Opinion
June 16, 1992
Appeal from the Supreme Court, New York County (David B. Saxe, J.).
Plaintiff, which filed a Chapter 11 reorganization petition in bankruptcy on May 29, 1990, seeks in this action to recover more than $6.1 million pursuant to warrants issued by defendant in July 1989, and its exercise, on March 15, 1990, of its rights thereunder to receive certain defined cash amounts. Defendant seeks to set off this undisputed liability in counterclaims alleging plaintiff's unauthorized, illegal and fraudulent purchase, between February 5 and 9, 1990, for defendant's account and the account of its predecessor-in-interest, of certain commercial paper issued by plaintiff's corporate parent and upon which there was a default due to the corporate parent's February 13, 1990 bankruptcy filing.
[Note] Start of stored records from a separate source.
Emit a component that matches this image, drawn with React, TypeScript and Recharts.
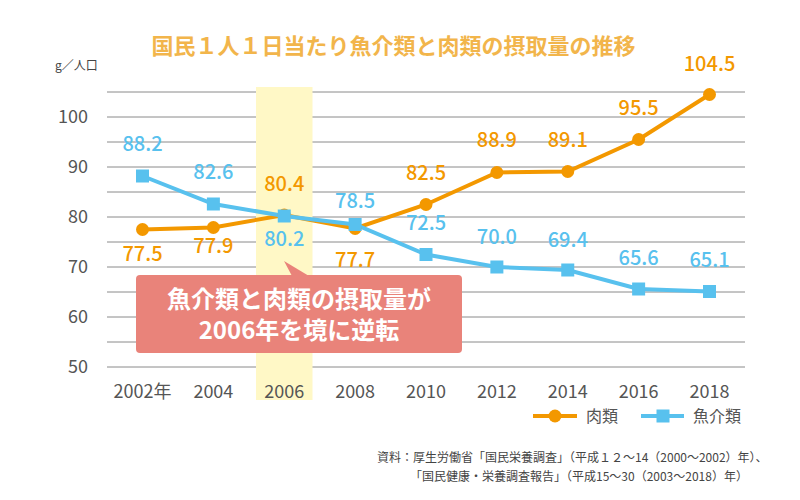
import React from 'react';
import { LineChart, Line, XAxis, YAxis, CartesianGrid, ReferenceArea, LabelList } from 'recharts';

const years = ['2002', '2004', '2006', '2008', '2010', '2012', '2014', '2016', '2018'];
const yearLabels = ['2002年', '2004', '2006', '2008', '2010', '2012', '2014', '2016', '2018'];
const meatValues = [77.5, 77.9, 80.4, 77.7, 82.5, 88.9, 89.1, 95.5, 104.5];
const fishValues = [88.2, 82.6, 80.2, 78.5, 72.5, 70.0, 69.4, 65.6, 65.1];
const yTicks = [50, 55, 60, 65, 70, 75, 80, 85, 90, 95, 100, 105];
const highlightYear = '2006';

const meatName = '肉類';
const fishName = '魚介類';
const titleText = '国民１人１日当たり魚介類と肉類の摂取量の推移';
const unitText = 'g／人口';
const calloutLines = ['魚介類と肉類の摂取量が', '2006年を境に逆転'];
const sourceLines = [
  '資料：厚生労働省「国民栄養調査」（平成１２～14（2000～2002）年）、',
  '「国民健康・栄養調査報告」（平成15～30（2003～2018）年）',
];

// label vertical offsets (style)
const meatLabelDy = [24.5, 18, -31, 31, -32, -32.5, -31.5, -32, -30.5];
const fishLabelDy = [-32, -32, 23, -24, -32, -30, -30.5, -31.5, -32];

const data = years.map((y, i) => ({ year: y, meat: meatValues[i], fish: fishValues[i] }));

const FONT = '"Noto Sans CJK JP", "Noto Sans", sans-serif';
const ORANGE = '#F39800';
const BLUE = '#58C1EE';
const TITLE = '#F2B54B';
const CALLOUT = '#E9837A';
const BAND = '#FFF8C6';
const GRID = '#8a8a8a';
const TEXT = '#555555';

const makeLabel = (color: string, dys: number[]) => (props: any) => {
  const { x, y, value, index } = props;
  if (x == null || y == null) return null;
  return (
    <text
      x={x}
      y={y + dys[index]}
      dy="0.36em"
      textAnchor="middle"
      fill={color}
      fontSize={20}
      fontWeight={500}
      fontFamily={FONT}
    >
      {Number(value).toFixed(1)}
    </text>
  );
};

const SquareDot = (props: any) => {
  const { cx, cy } = props;
  if (cx == null || cy == null) return null;
  const s = 13;
  return <rect x={cx - s / 2} y={cy - s / 2} width={s} height={s} fill={BLUE} />;
};

const CircleDot = (props: any) => {
  const { cx, cy } = props;
  if (cx == null || cy == null) return null;
  return <circle cx={cx} cy={cy} r={6.5} fill={ORANGE} />;
};

const BandShape = (props: any) => {
  const { x, y, width, height } = props;
  const bandW = 56.5;
  const cx = x + (width || 0) / 2;
  return <rect x={cx - bandW / 2} y={y - 5} width={bandW} height={height + 38} fill={BAND} />;
};

const XTick = (props: any) => {
  const { x, y, payload, index } = props;
  return (
    <text x={x} y={y + 25} dy="0.36em" textAnchor="middle" fill={TEXT} fontSize={18} fontFamily={FONT}>
      {yearLabels[index] ?? payload.value}
    </text>
  );
};

const YTick = (props: any) => {
  const { x, y, payload } = props;
  if (payload.value % 10 !== 0) return <g />;
  return (
    <text x={x} y={y} dy="0.36em" textAnchor="end" fill={TEXT} fontSize={18} fontFamily={FONT}>
      {payload.value}
    </text>
  );
};

export default function App() {
  return (
    <div style={{ position: 'absolute', left: 0, top: 0, width: 800, height: 500, background: '#fff', fontFamily: FONT }}>
      <LineChart width={800} height={500} data={data} margin={{ top: 92, right: 55, left: 0, bottom: 103 }}>
        <ReferenceArea
          x1={highlightYear}
          x2={highlightYear}
          y1={50}
          y2={105}
          ifOverflow="visible"
          shape={BandShape}
        />
        <CartesianGrid vertical={false} stroke={GRID} strokeWidth={1} />
        <XAxis
          dataKey="year"
          axisLine={false}
          tickLine={false}
          tickSize={0}
          tickMargin={0}
          height={30}
          interval={0}
          padding={{ left: 35.5, right: 35.5 }}
          tick={<XTick />}
        />
        <YAxis
          domain={[50, 105]}
          ticks={yTicks}
          interval={0}
          axisLine={false}
          tickLine={false}
          tickSize={0}
          tickMargin={19}
          width={107}
          tick={<YTick />}
        />
        <Line
          dataKey="meat"
          name={meatName}
          stroke={ORANGE}
          strokeWidth={4}
          dot={<CircleDot />}
          activeDot={false}
          isAnimationActive={false}
        >
          <LabelList dataKey="meat" content={makeLabel(ORANGE, meatLabelDy)} />
        </Line>
        <Line
          dataKey="fish"
          name={fishName}
          stroke={BLUE}
          strokeWidth={4}
          dot={<SquareDot />}
          activeDot={false}
          isAnimationActive={false}
        >
          <LabelList dataKey="fish" content={makeLabel(BLUE, fishLabelDy)} />
        </Line>
      </LineChart>
      <svg
        width={800}
        height={500}
        style={{ position: 'absolute', left: 0, top: 0, pointerEvents: 'none' }}
        fontFamily={FONT}
      >
        <text x={393.5} y={46} dy="0.36em" textAnchor="middle" fill={TITLE} fontSize={22} fontWeight={700}>
          {titleText}
        </text>
        <text x={55} y={66} dy="0.36em" fill="#444" fontSize={12}>
          {unitText}
        </text>
        <polygon points="284,261 292,276 309,276" fill={CALLOUT} />
        <rect x={136} y={275} width={326} height={78} rx={4} fill={CALLOUT} />
        <text textAnchor="middle" fill="#fff" fontSize={24} fontWeight={700}>
          <tspan x={299} y={299.5} dy="0.36em">{calloutLines[0]}</tspan>
          <tspan x={299} y={330.5} dy="0.36em">{calloutLines[1]}</tspan>
        </text>
        <line x1={533} y1={416} x2={577} y2={416} stroke={ORANGE} strokeWidth={4} />
        <circle cx={555} cy={416} r={6.5} fill={ORANGE} />
        <text x={586} y={416} dy="0.36em" fill={TEXT} fontSize={16}>
          {meatName}
        </text>
        <line x1={641} y1={416} x2={684} y2={416} stroke={BLUE} strokeWidth={4} />
        <rect x={656.5} y={409.5} width={13} height={13} fill={BLUE} />
        <text x={693} y={416} dy="0.36em" fill={TEXT} fontSize={16}>
          {fishName}
        </text>
        <text x={377} y={458} dy="0.36em" fill="#444" fontSize={12}>
          {sourceLines[0]}
        </text>
        <text x={410} y={477} dy="0.36em" fill="#444" fontSize={12}>
          {sourceLines[1]}
        </text>
      </svg>
    </div>
  );
}
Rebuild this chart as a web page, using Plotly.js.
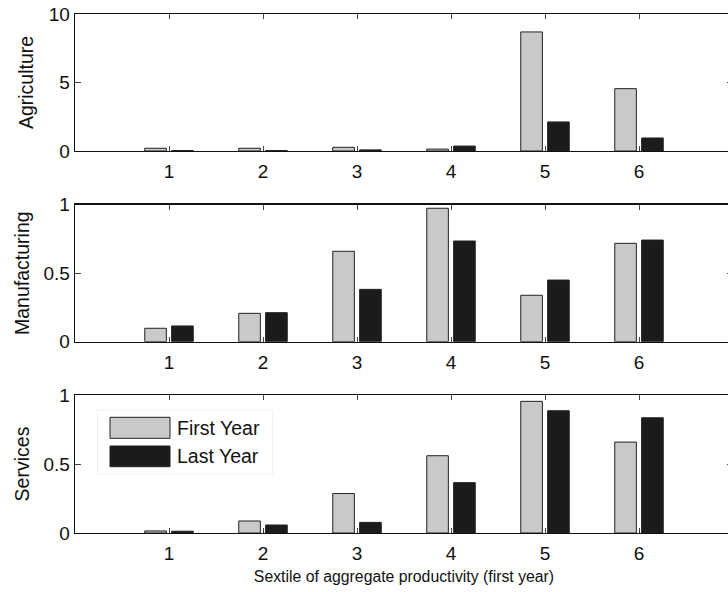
<!DOCTYPE html>
<html>
<head>
<meta charset="utf-8">
<script src="https://cdn.plot.ly/plotly-3.0.1.min.js"></script>
<style>
  html, body { margin: 0; padding: 0; background: #fff; overflow: hidden; }
  #chart { width: 740px; height: 592px; }
</style>
</head>
<body>
<div id="chart"></div>
<script>
// Sextiles of aggregate productivity (first year)
const sextiles = [1, 2, 3, 4, 5, 6];
const seriesNames = ['First Year', 'Last Year'];

// Agriculture
const agricultureFirst = [0.2, 0.2, 0.27, 0.14, 8.69, 4.55];
const agricultureLast  = [0.03, 0.03, 0.08, 0.36, 2.12, 0.95];
// Manufacturing
const manufacturingFirst = [0.098, 0.207, 0.66, 0.974, 0.339, 0.718];
const manufacturingLast  = [0.115, 0.212, 0.382, 0.735, 0.45, 0.742];
// Services
const servicesFirst = [0.015, 0.087, 0.286, 0.56, 0.954, 0.659];
const servicesLast  = [0.013, 0.058, 0.077, 0.365, 0.886, 0.835];

const sectorNames = ['Agriculture', 'Manufacturing', 'Services'];
const yRanges = [[0, 10], [0, 1], [0, 1]];
const yTicks = [[0, 5, 10], [0, 0.5, 1], [0, 0.5, 1]];
const yTickText = [['0', '5', '10'], ['0', '0.5', '1'], ['0', '0.5', '1']];

const FONT = 'Liberation Sans, Arial, Helvetica, sans-serif';
const colors = ['#c9c9c9', '#1b1b1b'];

// figure geometry (pixels)
const W = 740, H = 592;
const M = { l: 75, r: 7, t: 14, b: 59 };
const plotH = H - M.t - M.b;
const plotW = W - M.l - M.r;
const py = v => (H - M.b - v) / plotH;   // pixel row -> paper y
const px = v => (v - M.l) / plotW;       // pixel column -> paper x

const panelPx = [[14, 151], [204.7, 341.7], [395, 533]];

const data = [];
const seriesBySector = [
  [agricultureFirst, agricultureLast],
  [manufacturingFirst, manufacturingLast],
  [servicesFirst, servicesLast]
];
const offsets = [-0.258, 0.028];

seriesBySector.forEach((pair, i) => {
  const sfx = i === 0 ? '' : String(i + 1);
  pair.forEach((vals, k) => {
    data.push({
      type: 'bar',
      x: sextiles,
      y: vals,
      name: seriesNames[k],
      xaxis: 'x' + sfx,
      yaxis: 'y' + sfx,
      width: 0.23,
      offset: offsets[k],
      marker: { color: colors[k], line: { color: '#222', width: 1 } },
      showlegend: false,
      hoverinfo: 'x+y+name'
    });
  });
});

const layout = {
  width: W,
  height: H,
  margin: M,
  paper_bgcolor: '#fff',
  plot_bgcolor: '#fff',
  barmode: 'overlay',
  font: { family: FONT, size: 19, color: '#111' },
  showlegend: false,
  shapes: [],
  annotations: []
};

for (let i = 0; i < 3; i++) {
  const sfx = i === 0 ? '' : String(i + 1);
  const [top, bot] = panelPx[i];
  layout['xaxis' + sfx] = {
    domain: [0, 1],
    anchor: 'y' + sfx,
    range: [0, 7],
    tickmode: 'array',
    tickvals: sextiles,
    ticktext: sextiles.map(String),
    ticks: 'inside',
    ticklen: 5,
    tickwidth: 1,
    tickcolor: '#444',
    showline: true,
    linecolor: '#111',
    linewidth: 1.3,
    mirror: 'ticks',
    showgrid: false,
    zeroline: false,
    fixedrange: true,
    ticklabelstandoff: 3,
    tickfont: { family: FONT, size: 19, color: '#111' }
  };
  layout['yaxis' + sfx] = {
    domain: [py(bot), py(top)],
    anchor: 'x' + sfx,
    range: yRanges[i],
    tickmode: 'array',
    tickvals: yTicks[i],
    ticktext: yTickText[i],
    ticks: 'inside',
    ticklen: 6,
    tickwidth: 1,
    tickcolor: '#444',
    showline: true,
    linecolor: '#111',
    linewidth: 1.3,
    mirror: 'ticks',
    showgrid: false,
    zeroline: false,
    fixedrange: true,
    tickfont: { family: FONT, size: 19, color: '#111' },
    title: { text: sectorNames[i], font: { family: FONT, size: 19.5, color: '#111' }, standoff: i === 0 ? 10 : 8 }
  };
}
layout.xaxis3.title = {
  text: 'Sextile of aggregate productivity (first year)',
  font: { family: FONT, size: 15.8, color: '#111' },
  standoff: 7
};

// legend box inside the services panel
layout.shapes.push({
  type: 'rect', xref: 'paper', yref: 'paper',
  x0: px(97.5), x1: px(272.5), y0: py(474), y1: py(410),
  line: { color: '#eef0f6', width: 1 }, fillcolor: '#fff', layer: 'above'
});
const swatchRows = [[417.3, 438.3], [446, 466.7]];
seriesNames.forEach((name, k) => {
  const [a, b] = swatchRows[k];
  layout.shapes.push({
    type: 'rect', xref: 'paper', yref: 'paper',
    x0: px(110), x1: px(170), y0: py(b), y1: py(a),
    line: { color: '#222', width: 1 }, fillcolor: colors[k], layer: 'above'
  });
  layout.annotations.push({
    xref: 'paper', yref: 'paper',
    x: px(175), y: py((a + b) / 2),
    xanchor: 'left', yanchor: 'middle',
    text: name, showarrow: false,
    font: { family: FONT, size: 19.5, color: '#111' }
  });
});

Plotly.newPlot('chart', data, layout, { displayModeBar: false, staticPlot: true });
</script>
</body>
</html>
The IAS court properly held the assertion and prosecution of such counterclaims to be subject to the automatic bankruptcy stay of 11 U.S.C. § 362 (a) (7) applicable to "the setoff of any debt owing to the debtor that arose before the commencement of the case under this title against any claim against the debtor". It is for the bankruptcy court, pursuant to 11 U.S.C. § 362 (d), to determine whether that stay should be modified, applying its greater knowledge of the debtor's affairs and the effect these counterclaims would have upon the debtor's reorganization, the policy considerations enunciated in Matter of Bohack Corp. v Borden, Inc. ( 599 F.2d 1160), and, if it be so advised, its expertise as to the viability of these counterclaims in the face of plaintiff's contention that, in these circumstances, they are not available under 11 U.S.C. § 553 (a).
Concur — Sullivan, J.P., Carro, Kassal and Smith, JJ.